Made of 168 pillars, without a single nail .

This amazing temple offers a beautiful view no matter the season. And this can be enjoyed no matter what. Emphasis on no matter what. We were so excited to come here. The last time around we didn’t make it. We tried, but it was closed when we got the, on the last day we had in Kyoto. So we decided, we definitely had to go this time.

The Kiyomizu-dera is one of the most famous and celebrated temples in Kyoto.  The temple was founded in 778 AD and contains buildings from the 17th century, including a main hall designated as a National Treasure.  The temple’s wooden stage is undoubtedly what the temple is most famous for, offering an outstanding panoramic view of Kyoto rising out of a sea of maples. But when we arrived, the temple was under full construction. We could still enter, which we did, but the whole temple was under construction and covered, so we couldn’t see any of the famous structure of the building. I mean what are the odds?

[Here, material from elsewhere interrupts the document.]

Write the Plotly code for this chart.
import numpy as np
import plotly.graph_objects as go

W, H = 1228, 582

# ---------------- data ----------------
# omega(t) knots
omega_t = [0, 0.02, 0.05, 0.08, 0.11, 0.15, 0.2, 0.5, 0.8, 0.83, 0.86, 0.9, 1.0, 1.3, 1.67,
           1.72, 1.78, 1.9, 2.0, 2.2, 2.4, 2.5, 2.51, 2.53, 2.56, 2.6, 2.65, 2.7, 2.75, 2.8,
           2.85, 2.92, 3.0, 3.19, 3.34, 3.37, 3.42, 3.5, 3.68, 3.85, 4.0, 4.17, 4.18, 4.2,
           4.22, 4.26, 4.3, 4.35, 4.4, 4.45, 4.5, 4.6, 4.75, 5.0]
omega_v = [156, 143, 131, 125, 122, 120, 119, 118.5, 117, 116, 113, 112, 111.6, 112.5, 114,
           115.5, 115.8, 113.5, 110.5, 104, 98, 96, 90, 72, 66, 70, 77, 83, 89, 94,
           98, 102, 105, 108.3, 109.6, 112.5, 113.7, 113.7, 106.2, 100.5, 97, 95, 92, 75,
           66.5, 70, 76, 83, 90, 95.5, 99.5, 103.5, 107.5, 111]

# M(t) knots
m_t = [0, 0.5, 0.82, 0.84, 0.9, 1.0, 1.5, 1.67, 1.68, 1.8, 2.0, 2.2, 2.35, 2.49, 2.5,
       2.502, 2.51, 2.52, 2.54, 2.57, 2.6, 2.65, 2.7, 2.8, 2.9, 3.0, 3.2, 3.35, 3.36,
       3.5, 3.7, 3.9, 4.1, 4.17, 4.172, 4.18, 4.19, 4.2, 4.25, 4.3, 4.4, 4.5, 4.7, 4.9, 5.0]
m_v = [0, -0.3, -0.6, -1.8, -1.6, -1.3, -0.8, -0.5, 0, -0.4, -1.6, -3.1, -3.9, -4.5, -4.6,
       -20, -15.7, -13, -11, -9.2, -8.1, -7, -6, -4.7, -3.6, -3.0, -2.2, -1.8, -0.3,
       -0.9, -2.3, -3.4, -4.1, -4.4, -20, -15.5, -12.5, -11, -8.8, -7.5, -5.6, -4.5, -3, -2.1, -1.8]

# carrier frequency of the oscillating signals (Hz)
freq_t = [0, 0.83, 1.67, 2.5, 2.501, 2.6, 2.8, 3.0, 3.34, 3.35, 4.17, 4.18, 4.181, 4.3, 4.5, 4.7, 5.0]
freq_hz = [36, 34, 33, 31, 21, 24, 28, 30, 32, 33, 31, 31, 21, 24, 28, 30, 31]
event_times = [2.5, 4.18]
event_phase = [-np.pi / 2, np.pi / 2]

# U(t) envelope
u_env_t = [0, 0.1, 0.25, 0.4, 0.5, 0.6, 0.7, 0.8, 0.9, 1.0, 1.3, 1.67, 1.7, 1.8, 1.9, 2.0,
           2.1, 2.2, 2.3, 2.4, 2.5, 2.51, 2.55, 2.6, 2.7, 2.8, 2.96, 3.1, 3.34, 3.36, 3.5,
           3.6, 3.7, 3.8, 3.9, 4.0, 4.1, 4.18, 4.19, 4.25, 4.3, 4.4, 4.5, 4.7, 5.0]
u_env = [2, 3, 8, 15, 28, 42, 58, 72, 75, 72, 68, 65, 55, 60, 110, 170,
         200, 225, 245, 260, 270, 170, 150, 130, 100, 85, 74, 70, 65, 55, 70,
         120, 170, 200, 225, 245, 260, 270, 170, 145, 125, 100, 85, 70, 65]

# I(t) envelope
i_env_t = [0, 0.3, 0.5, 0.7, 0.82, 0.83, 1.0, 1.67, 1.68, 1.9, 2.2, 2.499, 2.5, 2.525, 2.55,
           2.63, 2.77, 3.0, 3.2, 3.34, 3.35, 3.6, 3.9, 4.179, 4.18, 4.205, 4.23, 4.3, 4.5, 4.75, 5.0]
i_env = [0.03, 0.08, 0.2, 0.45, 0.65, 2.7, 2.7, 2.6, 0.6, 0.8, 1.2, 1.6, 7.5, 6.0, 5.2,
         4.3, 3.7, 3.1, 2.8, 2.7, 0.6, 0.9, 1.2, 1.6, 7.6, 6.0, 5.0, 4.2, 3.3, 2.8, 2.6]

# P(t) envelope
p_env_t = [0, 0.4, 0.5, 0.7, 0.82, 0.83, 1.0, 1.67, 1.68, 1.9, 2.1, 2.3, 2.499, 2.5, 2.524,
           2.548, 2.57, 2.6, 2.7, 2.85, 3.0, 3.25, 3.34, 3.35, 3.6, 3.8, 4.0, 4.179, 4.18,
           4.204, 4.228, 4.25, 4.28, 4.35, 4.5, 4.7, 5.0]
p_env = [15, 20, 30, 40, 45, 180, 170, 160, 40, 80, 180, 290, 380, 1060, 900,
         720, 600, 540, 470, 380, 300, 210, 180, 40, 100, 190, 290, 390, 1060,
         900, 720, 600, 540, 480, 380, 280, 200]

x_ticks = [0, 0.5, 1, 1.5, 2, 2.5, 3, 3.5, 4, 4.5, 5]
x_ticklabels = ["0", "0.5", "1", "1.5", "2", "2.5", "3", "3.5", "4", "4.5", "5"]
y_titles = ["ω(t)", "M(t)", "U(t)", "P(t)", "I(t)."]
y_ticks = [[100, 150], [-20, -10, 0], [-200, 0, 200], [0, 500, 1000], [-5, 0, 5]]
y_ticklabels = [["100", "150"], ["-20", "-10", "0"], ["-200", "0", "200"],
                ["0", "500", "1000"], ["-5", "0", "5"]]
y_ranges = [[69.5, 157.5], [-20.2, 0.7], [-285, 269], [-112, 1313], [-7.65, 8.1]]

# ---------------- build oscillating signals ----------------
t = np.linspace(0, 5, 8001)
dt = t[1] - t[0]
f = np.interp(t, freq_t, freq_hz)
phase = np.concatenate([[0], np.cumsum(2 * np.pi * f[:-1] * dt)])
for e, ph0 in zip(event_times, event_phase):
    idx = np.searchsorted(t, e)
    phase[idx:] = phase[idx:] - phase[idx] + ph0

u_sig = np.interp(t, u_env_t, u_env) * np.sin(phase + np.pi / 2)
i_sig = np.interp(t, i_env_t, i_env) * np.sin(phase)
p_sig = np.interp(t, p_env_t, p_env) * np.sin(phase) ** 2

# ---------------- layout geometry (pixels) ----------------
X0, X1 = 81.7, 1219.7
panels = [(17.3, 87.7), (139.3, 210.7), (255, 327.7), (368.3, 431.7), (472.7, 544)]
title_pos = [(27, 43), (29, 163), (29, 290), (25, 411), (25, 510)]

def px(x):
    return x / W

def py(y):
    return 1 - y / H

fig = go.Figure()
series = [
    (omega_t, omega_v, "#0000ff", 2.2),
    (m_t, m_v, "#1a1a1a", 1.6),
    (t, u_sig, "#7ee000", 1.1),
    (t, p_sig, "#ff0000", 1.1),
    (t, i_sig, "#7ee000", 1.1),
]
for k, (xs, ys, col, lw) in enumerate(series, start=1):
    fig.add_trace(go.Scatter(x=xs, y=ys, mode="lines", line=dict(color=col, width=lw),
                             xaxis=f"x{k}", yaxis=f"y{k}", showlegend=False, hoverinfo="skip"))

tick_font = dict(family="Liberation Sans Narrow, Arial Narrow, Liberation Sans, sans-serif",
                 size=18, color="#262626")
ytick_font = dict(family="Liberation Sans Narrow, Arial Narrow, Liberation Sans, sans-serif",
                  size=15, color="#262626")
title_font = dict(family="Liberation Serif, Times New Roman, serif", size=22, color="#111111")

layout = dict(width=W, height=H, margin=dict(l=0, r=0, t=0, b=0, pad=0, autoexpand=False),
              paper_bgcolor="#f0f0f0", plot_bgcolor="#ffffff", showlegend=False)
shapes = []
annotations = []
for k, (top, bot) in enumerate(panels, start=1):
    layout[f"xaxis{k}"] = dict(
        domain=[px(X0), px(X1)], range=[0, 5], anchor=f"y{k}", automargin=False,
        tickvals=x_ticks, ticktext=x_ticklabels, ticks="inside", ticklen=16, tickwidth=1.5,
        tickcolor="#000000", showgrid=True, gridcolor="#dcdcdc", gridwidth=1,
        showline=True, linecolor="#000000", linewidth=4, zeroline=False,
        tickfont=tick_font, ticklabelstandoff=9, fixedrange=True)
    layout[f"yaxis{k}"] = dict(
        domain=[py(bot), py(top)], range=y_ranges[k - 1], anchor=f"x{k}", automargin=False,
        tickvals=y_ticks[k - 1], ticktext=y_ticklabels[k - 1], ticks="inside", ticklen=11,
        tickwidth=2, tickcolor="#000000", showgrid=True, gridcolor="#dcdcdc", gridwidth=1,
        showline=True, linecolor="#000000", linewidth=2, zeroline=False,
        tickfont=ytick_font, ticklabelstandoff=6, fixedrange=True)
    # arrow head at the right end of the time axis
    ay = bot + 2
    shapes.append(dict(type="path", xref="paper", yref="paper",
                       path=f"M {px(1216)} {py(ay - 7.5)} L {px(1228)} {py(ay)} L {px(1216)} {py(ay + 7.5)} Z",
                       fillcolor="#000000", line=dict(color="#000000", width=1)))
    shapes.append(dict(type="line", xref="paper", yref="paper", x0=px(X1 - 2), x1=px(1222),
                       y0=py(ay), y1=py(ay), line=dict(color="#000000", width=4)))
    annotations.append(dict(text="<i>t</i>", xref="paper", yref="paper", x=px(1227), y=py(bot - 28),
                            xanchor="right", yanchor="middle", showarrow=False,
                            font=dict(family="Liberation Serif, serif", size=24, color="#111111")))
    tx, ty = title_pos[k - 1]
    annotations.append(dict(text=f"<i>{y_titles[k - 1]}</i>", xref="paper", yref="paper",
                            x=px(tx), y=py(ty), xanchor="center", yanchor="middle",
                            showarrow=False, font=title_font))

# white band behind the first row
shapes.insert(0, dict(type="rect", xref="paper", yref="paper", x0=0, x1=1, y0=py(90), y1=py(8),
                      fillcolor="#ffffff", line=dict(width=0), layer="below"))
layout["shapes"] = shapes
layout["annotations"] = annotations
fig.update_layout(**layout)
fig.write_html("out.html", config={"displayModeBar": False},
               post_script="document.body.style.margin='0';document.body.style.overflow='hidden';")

As mentioned, we still did go inside, and on the other side of the temple was the love stones. The Jishu Shrine located to the left when you exit the temple is just above the main hall of Kiyomizu-dera, is a shrine dedicated to Okuninushi, a God of love. In front of the shrine you will find two love stones, which are 18 meters apart. Legend says that if you can find your way from one stone to the other with your eyes closed you will find true love. After visiting the love stones, we went the a large plateau to enjoy the amazing views.

As the last thing, we drank the sacred water filled with good karma at the Otowa no Taki waterfall.

The small street leading up to the temple are narrow and super crowded. But they are also very charming and offers everything from ice creams to kimonos.